At least 10 of the deletions involved parcels larger than 300 acres, including one in Washington state that allowed expansion of an existing ski area onto a parcel of land that had been designated as wilderness.
In another case, in Vermont in the mid-1970s, a 2,725-acre parcel was redesignated after a private farm was erroneously included in a wilderness area.
It’s far more common for Congress to create new wilderness areas. From 1968 through 2010, Congress passed 117 laws designating additional wilderness.
“Congress giveth, and Congress can taketh away,” said Bill Arthur, deputy national field director with the Sierra Club. Changes to wilderness tracts have been “quite infrequent and very modest in scale,” he said.

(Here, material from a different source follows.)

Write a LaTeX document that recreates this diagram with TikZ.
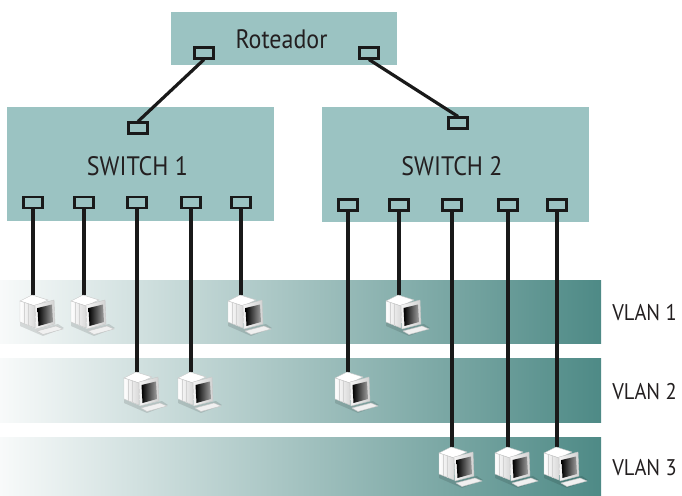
\documentclass[tikz,border=0pt]{standalone}
\usepackage{fontspec}
\setmainfont{PT Sans}[FakeStretch=0.9]
\usetikzlibrary{calc,positioning}

\definecolor{caixa}{HTML}{9BC3C2}
\definecolor{vlanesc}{HTML}{4E8A86}
\definecolor{vlanclaro}{HTML}{F8FAFA}
\definecolor{texto}{HTML}{231F20}

\tikzset{
	caixa/.style={fill=caixa, draw=none, inner sep=0pt},
	porta/.style={draw=black!90, fill=caixa, line width=1.8pt, minimum width=14pt, minimum height=8pt, inner sep=0pt},
	cabo/.style={line width=2.4pt, black!90},
	faixa/.style={left color=vlanclaro, right color=vlanesc, draw=none, inner sep=0pt},
	rotulo/.style={text=texto, font=\fontsize{20}{24}\selectfont, inner sep=0pt, anchor=base},
	vlan/.style={text=texto, font=\fontsize{17}{20}\selectfont, inner sep=0pt, anchor=west},
	pc/.pic={
		% sombra e teclado
		\fill[black, opacity=.12] (-13,27) -- (3,34) -- (25,29) -- (31,33) -- (10,41) -- (-13,31) -- cycle;
		\fill[gray!12, draw=gray!45, line width=.3pt] (4,36) -- (23,31) -- (30,34) -- (10,39.5) -- cycle;
		% tubo
		\fill[white, draw=gray!45, line width=.3pt] (-13,6) -- (-1,0) -- (15,5) -- (2,11) -- cycle;
		\shade[left color=white, right color=gray!30, draw=gray!45, line width=.3pt] (-13,6) -- (2,11) -- (2,33) -- (-13,27) -- cycle;
		\draw[gray!35, line width=.4pt] (-9,8) -- (-9,29) (-5,9) -- (-5,30.5);
		% tela
		\shade[left color=gray!8, right color=gray!35, draw=gray!45, line width=.3pt] (2,10) -- (21,5) -- (22,29) -- (3,34) -- cycle;
		\shade[left color=black, right color=gray!75] (4.5,13) -- (19,9.5) -- (20,27) -- (5.5,31) -- cycle;
	}
}

\begin{document}
\begin{tikzpicture}[x=0.75pt, y=-0.75pt]
	\useasboundingbox (0,0) rectangle (682,496);

	% faixas das VLANs
	\node[faixa, minimum width=450.75pt, minimum height=47.25pt] (vlan1) at (300.5,311.5) {};
	\node[faixa, minimum width=450.75pt, minimum height=48pt] (vlan2) at (300.5,390) {};
	\node[faixa, minimum width=450.75pt, minimum height=44.25pt] (vlan3) at (300.5,466.5) {};
	\node[vlan] (l1) at (612,313) {VLAN 1};
	\node[vlan] (l2) at (612,391.5) {VLAN 2};
	\node[vlan] (l3) at (612,468) {VLAN 3};

	% roteador e switches
	\node[caixa, minimum width=169.5pt, minimum height=39.75pt] (rot) at (284,38.5) {};
	\node[caixa, minimum width=200.25pt, minimum height=85.5pt] (sw1) at (140.5,164) {};
	\node[caixa, minimum width=200.25pt, minimum height=86.25pt] (sw2) at (455.5,164.5) {};
	\node[rotulo] (trot) at (281.5,48) {Roteador};
	\node[rotulo] (tsw1) at (137.5,175) {SWITCH 1};
	\node[rotulo] (tsw2) at (452,175) {SWITCH 2};

	\node[porta] (r1) at (204,53) {};
	\node[porta] (r2) at (369,53) {};
	\node[porta] (s1) at (138,128) {};
	\node[porta] (s2) at (458,123) {};
	\draw[cabo] (r1.south) -- (s1.north);
	\draw[cabo] (r2.south) -- (s2.north);

	% portas de baixo e computadores
	\foreach \x/\y [count=\i] in {33/295, 84/295, 137/372, 191/372, 241/295} {
		\node[porta] (a\i) at (\x,202.5) {};
		\coordinate (pa\i) at (\x,\y);
		\draw[cabo] (a\i.south) -- (pa\i);
		\pic at (pa\i) {pc};
	}
	\foreach \x/\y [count=\i] in {348/372, 399/295, 452/447, 508/447, 557/447} {
		\node[porta] (b\i) at (\x,205) {};
		\coordinate (pb\i) at (\x,\y);
		\draw[cabo] (b\i.south) -- (pb\i);
		\pic at (pb\i) {pc};
	}
\end{tikzpicture}
\end{document}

The Sierra Club is backing the proposed transfer, he said.
“The Quileutes are in an untenable position, and it needs to be fixed. … Nobody wants to see them limited into an area that makes them highly at risk for a tsunami,” Arthur said. “I think it’s real.”

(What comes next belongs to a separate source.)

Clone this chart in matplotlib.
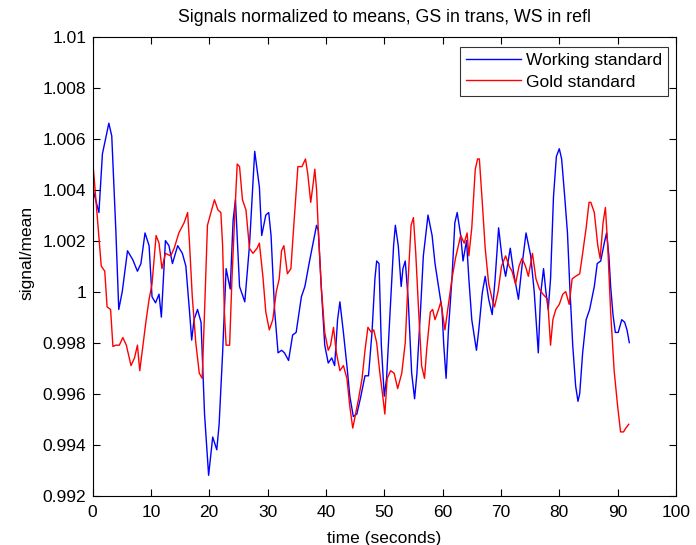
import numpy as np
import matplotlib
matplotlib.use("Agg")
import matplotlib.pyplot as plt
from matplotlib.ticker import FuncFormatter

# working standard (reflection)
ws_time = [0.2, 1.1, 1.7, 2.8, 3.3, 4.0, 4.5, 5.1, 6.0, 6.9, 7.7, 8.3, 9.0, 9.7, 10.2, 10.8,
           11.4, 11.8, 12.5, 13.1, 13.7, 14.6, 15.4, 16.0, 16.6, 17.0, 17.4, 18.0, 18.6, 19.2,
           19.9, 20.6, 21.3, 21.7, 22.3, 22.9, 23.6, 24.1, 24.5, 25.2, 26.1, 26.9, 27.8, 28.6,
           29.0, 29.7, 30.2, 30.6, 31.2, 31.8, 32.4, 32.9, 33.6, 34.3, 34.9, 35.8, 36.4, 37.2,
           37.8, 38.4, 38.7, 39.2, 39.8, 40.4, 41.0, 41.5, 42.0, 42.4, 43.0, 43.6, 44.1, 44.7,
           45.3, 45.9, 46.7, 47.3, 47.9, 48.4, 48.7, 49.1, 49.5, 50.0, 50.4, 51.0, 51.6, 51.9,
           52.4, 52.9, 53.2, 53.6, 54.1, 54.7, 55.2, 55.6, 56.2, 56.7, 57.5, 58.2, 58.7, 59.3,
           59.9, 60.2, 60.6, 61.0, 61.6, 62.1, 62.5, 63.1, 63.5, 64.1, 64.5, 65.0, 65.8, 66.2,
           66.8, 67.3, 67.9, 68.5, 69.0, 69.6, 70.2, 70.8, 71.6, 72.2, 73.0, 73.7, 74.3, 75.1,
           75.7, 76.4, 76.8, 77.3, 77.7, 78.1, 78.5, 79.0, 79.5, 80.0, 80.4, 80.9, 81.4, 81.8,
           82.3, 82.8, 83.2, 83.5, 84.0, 84.6, 85.2, 86.0, 86.5, 87.1, 87.7, 88.1, 88.5, 88.8,
           89.2, 89.6, 90.1, 90.7, 91.2, 91.6, 92.0]
ws_value = [1.0039, 1.0031, 1.0054, 1.0066, 1.0061, 1.0024, 0.9993, 1.0000, 1.0016, 1.00125,
            1.0008, 1.0011, 1.0023, 1.0018, 0.9998, 0.99956, 0.9999, 0.9990, 1.0020, 1.0018,
            1.0011, 1.0018, 1.0015, 1.0010, 0.9993, 0.9981, 0.9989, 0.9993, 0.9988, 0.9952,
            0.9928, 0.9943, 0.9938, 0.9948, 0.9976, 1.0009, 1.0001, 1.0028, 1.0036, 1.0002,
            0.9996, 1.0018, 1.0055, 1.0041, 1.0022, 1.0030, 1.0031, 1.0022, 0.9993, 0.9976,
            0.9977, 0.9976, 0.9973, 0.9983, 0.9984, 0.9998, 1.0002, 1.0012, 1.0019, 1.0026,
            1.0024, 1.0002, 0.9979, 0.9972, 0.9974, 0.9971, 0.9989, 0.9996, 0.9984, 0.9971,
            0.9959, 0.9951, 0.9952, 0.9958, 0.9967, 0.9967, 0.9984, 1.0005, 1.0012, 1.0011,
            0.9979, 0.9959, 0.9966, 0.9992, 1.0018, 1.0026, 1.0018, 1.0002, 1.0009, 1.0012,
            0.9997, 0.9968, 0.9958, 0.9968, 0.9992, 1.0014, 1.0030, 1.0022, 1.0011, 1.0002,
            0.9993, 0.9979, 0.9966, 0.9985, 1.0005, 1.0027, 1.0031, 1.0022, 1.0012, 1.0020,
            1.0005, 0.9989, 0.9977, 0.9985, 0.99995, 1.0006, 0.9997, 0.9991, 1.0005, 1.0025,
            1.0013, 1.0006, 1.0017, 1.0007, 0.9997, 1.0012, 1.0023, 1.0014, 1.0000, 0.9976,
            0.9999, 1.0009, 1.0000, 0.9993, 1.0005, 1.0037, 1.0053, 1.0056, 1.0052, 1.0038,
            1.0023, 1.0002, 0.9979, 0.9963, 0.9957, 0.9960, 0.9976, 0.9989, 0.9993, 1.0002,
            1.0011, 1.0012, 1.0019, 1.0023, 1.0014, 1.0002, 0.9991, 0.9984, 0.9984, 0.9989,
            0.9988, 0.9985, 0.9980]

# gold standard (transmission)
gs_time = [0.0, 0.3, 1.0, 1.5, 2.1, 2.5, 3.1, 3.5, 4.0, 4.6, 5.2, 5.8, 6.6, 7.2, 7.7, 8.1,
           8.6, 9.2, 9.7, 10.2, 10.9, 11.4, 11.9, 12.5, 13.4, 14.0, 14.8, 15.7, 16.3, 16.6,
           17.1, 17.7, 18.3, 18.8, 19.2, 19.7, 20.3, 20.9, 21.5, 22.0, 22.3, 22.6, 22.9, 23.5,
           23.9, 24.4, 24.8, 25.2, 25.7, 26.3, 26.9, 27.5, 28.2, 28.6, 29.2, 29.7, 30.3, 30.9,
           31.5, 32.0, 32.4, 32.8, 33.4, 34.0, 34.5, 35.2, 35.9, 36.5, 36.9, 37.4, 37.8, 38.1,
           38.4, 38.7, 39.2, 39.8, 40.4, 40.8, 41.3, 41.8, 42.4, 43.0, 43.6, 44.1, 44.6, 45.0,
           45.6, 46.2, 46.7, 47.2, 47.8, 48.2, 48.7, 49.2, 49.8, 50.1, 50.5, 51.1, 51.7, 52.3,
           53.0, 53.6, 54.1, 54.6, 55.0, 55.4, 55.9, 56.4, 56.9, 57.3, 57.9, 58.3, 58.7, 59.3,
           59.7, 60.4, 61.0, 61.6, 62.2, 63.1, 63.7, 64.2, 64.5, 65.0, 65.6, 66.0, 66.3, 66.8,
           67.3, 67.9, 68.5, 68.9, 69.5, 70.1, 70.8, 71.4, 71.9, 72.5, 73.1, 73.6, 74.2, 74.7,
           75.4, 76.0, 76.6, 77.2, 78.0, 78.5, 78.9, 79.4, 80.0, 80.6, 81.1, 81.7, 82.2, 82.8,
           83.5, 84.0, 84.6, 85.1, 85.4, 86.0, 86.6, 87.0, 87.5, 87.9, 88.3, 88.8, 89.4, 90.0,
           90.5, 91.0, 91.4, 91.9]
gs_value = [1.0052, 1.0044, 1.0024, 1.0010, 1.0008, 0.9994, 0.9993, 0.99785, 0.9979, 0.9979,
            0.9982, 0.9979, 0.9971, 0.9974, 0.9979, 0.9969, 0.9978, 0.9989, 0.9997, 1.0003,
            1.0022, 1.0019, 1.0009, 1.0015, 1.0014, 1.0017, 1.0023, 1.0027, 1.0031, 1.0020,
            0.9998, 0.9980, 0.9968, 0.9966, 0.9992, 1.0026, 1.0031, 1.0036, 1.0032, 1.0031,
            1.0018, 0.9992, 0.9979, 0.9979, 1.0005, 1.0031, 1.0050, 1.0049, 1.0036, 1.0032,
            1.0017, 1.0015, 1.0017, 1.0019, 1.0006, 0.9992, 0.9985, 0.9989, 1.0000, 1.0005,
            1.0016, 1.0018, 1.0007, 1.0009, 1.0026, 1.0049, 1.0049, 1.0052, 1.0046, 1.0035,
            1.0042, 1.0048, 1.0040, 1.0024, 1.0002, 0.9984, 0.9977, 0.9979, 0.9986, 0.9976,
            0.9969, 0.9971, 0.9966, 0.9955, 0.99465, 0.9951, 0.9958, 0.9966, 0.9977, 0.9986,
            0.9984, 0.9985, 0.9980, 0.9969, 0.9958, 0.9952, 0.9966, 0.9969, 0.9968, 0.9962,
            0.9968, 0.9980, 1.0005, 1.0026, 1.0029, 1.0015, 0.9992, 0.9971, 0.9966, 0.9978,
            0.9992, 0.9993, 0.9989, 0.9993, 0.9996, 0.9985, 0.9995, 1.0005, 1.0013, 1.0022,
            1.0019, 1.0023, 1.0014, 1.0025, 1.0048, 1.0052, 1.0052, 1.0035, 1.0017, 1.0003,
            0.9997, 0.9994, 1.0000, 1.0010, 1.0014, 1.0010, 1.0008, 1.0003, 1.0010, 1.0013,
            1.0010, 1.0006, 1.0015, 1.0005, 1.0001, 0.9999, 0.9997, 0.9979, 0.9989, 0.9993,
            0.9995, 0.9999, 1.0000, 0.9995, 1.0005, 1.0006, 1.0007, 1.0015, 1.0025, 1.0035,
            1.0035, 1.0031, 1.0018, 1.0013, 1.0027, 1.0033, 1.0018, 0.9992, 0.9969, 0.9955,
            0.9945, 0.9945, 0.99465, 0.9948]

x_ticks = [0, 10, 20, 30, 40, 50, 60, 70, 80, 90, 100]
y_ticks = [0.992, 0.994, 0.996, 0.998, 1.0, 1.002, 1.004, 1.006, 1.008, 1.01]

plt.rcParams['font.family'] = ['Liberation Sans', 'DejaVu Sans']

fig = plt.figure(figsize=(6.96, 5.45), dpi=100)
ax = fig.add_axes([92.5 / 696, 1 - 495.7 / 545, 583.5 / 696, 459.2 / 545])

ax.plot(ws_time, ws_value, color=(0, 0, 1), lw=1.0, label='Working standard')
ax.plot(gs_time, gs_value, color=(1, 0, 0), lw=1.0, label='Gold standard')

ax.set_xlim(0, 100)
ax.set_ylim(0.992, 1.01)
ax.set_xticks(x_ticks)
ax.set_yticks(y_ticks)
ax.yaxis.set_major_formatter(FuncFormatter(lambda v, p: '%g' % round(v, 4)))
ax.tick_params(direction='in', length=5, width=0.8, top=True, right=True, labelsize=12.5)
ax.tick_params(axis='x', pad=6.8)
ax.tick_params(axis='y', pad=4.5)
for s in ax.spines.values():
    s.set_linewidth(0.8)

ax.set_title('Signals normalized to means, GS in trans, WS in refl', fontsize=12.8, pad=10.5)
ax.set_xlabel('time (seconds)', fontsize=12.5, labelpad=8)
ax.set_ylabel('signal/mean', fontsize=12.5)
ax.yaxis.set_label_coords(-0.100, 0.529)

leg = ax.legend(loc='upper right', bbox_to_anchor=(0.9863, 0.977), borderaxespad=0,
                fontsize=12.5, frameon=True, fancybox=False, edgecolor='black',
                handlelength=3.2, handletextpad=0.25, borderpad=0.35, labelspacing=0.35)
leg.get_frame().set_linewidth(0.8)

fig.savefig('out.png', dpi=100)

Doug Scott, policy director for the Campaign for America’s Wilderness, said the threat of a tsunami was never taken into account when the wilderness boundaries for Olympic National Park were first drawn. And with the Quileutes facing “a real risky situation,” he said, it’s appropriate to reconsider the lines.
“No one I know in the wilderness movement thinks that it’s a one-way street and that questions can never be raised,” Scott said. “I think it’s the sign of a stronger and more mature wilderness movement. … It will take an act of Congress to adjust the boundaries.”
After making a lobbying trip to Washington, D.C., tribal leaders won the backing of Rep. Norm Dicks and Sen. Maria Cantwell, both Washington Democrats, who have introduced bills that would transfer the property to the Quileute Tribe.
“This is something we should do to protect the tribe and the children,” said Dicks, the top-ranked Democrat on the House Appropriations Committee. “You’ve got to do it. I mean, this is very legitimate, I think.”
Dicks said the tribe is living “right on the ocean” and needs to move.
The tragedy in Japan “is a reminder of the importance of preparing coastal communities for future tsunamis,” Cantwell said. She called the legislation a “sensible plan to increase economic opportunity and safeguard Quileute families and their property from devastating floods and tsunamis.”
Cantwell said the legislation also would settle a longstanding dispute over the reservation’s northern boundary and guarantee public access to beaches. In addition, she said, it would designate as wilderness more than 4,000 acres of land that’s currently within the park’s boundaries.
While the tribe is using the most recent tsunami as a way to try to sell the plan, Cleveland said that negotiations on a deal have actually been in the works for nearly three decades. She said she’s optimistic that Congress will approve the plan.
“You have to be optimistic,” she said. “It’s for the protection of our people’s lives. If we were hit by a tsunami, there could be no La Push. There could be no more Quileute people. I would hope that would be a priority in somebody’s mind. We need to live just as well as anybody else.”
Under the agreement, the National Park Service would transfer the property to the Bureau of Indian Affairs, which would hold the land in trust for the tribe, according to Donald Laverdure, principal deputy assistant secretary for Indian affairs with the U.S. Department of Interior. He told the Senate Indian Affairs Committee on Thursday that the department is backing the plan and that “all of the concerns have been met.”
The tribe is perhaps most well-known for its role in Stephenie Meyer’s “Twilight” novels. According to their creation story, the Quileutes were changed from wolves by a wandering transformer. The story inspired Meyer’s writings and draws many “Twilight” fans to visit the tribe’s reservation.
“This would protect all the tourists, also,” Cleveland said.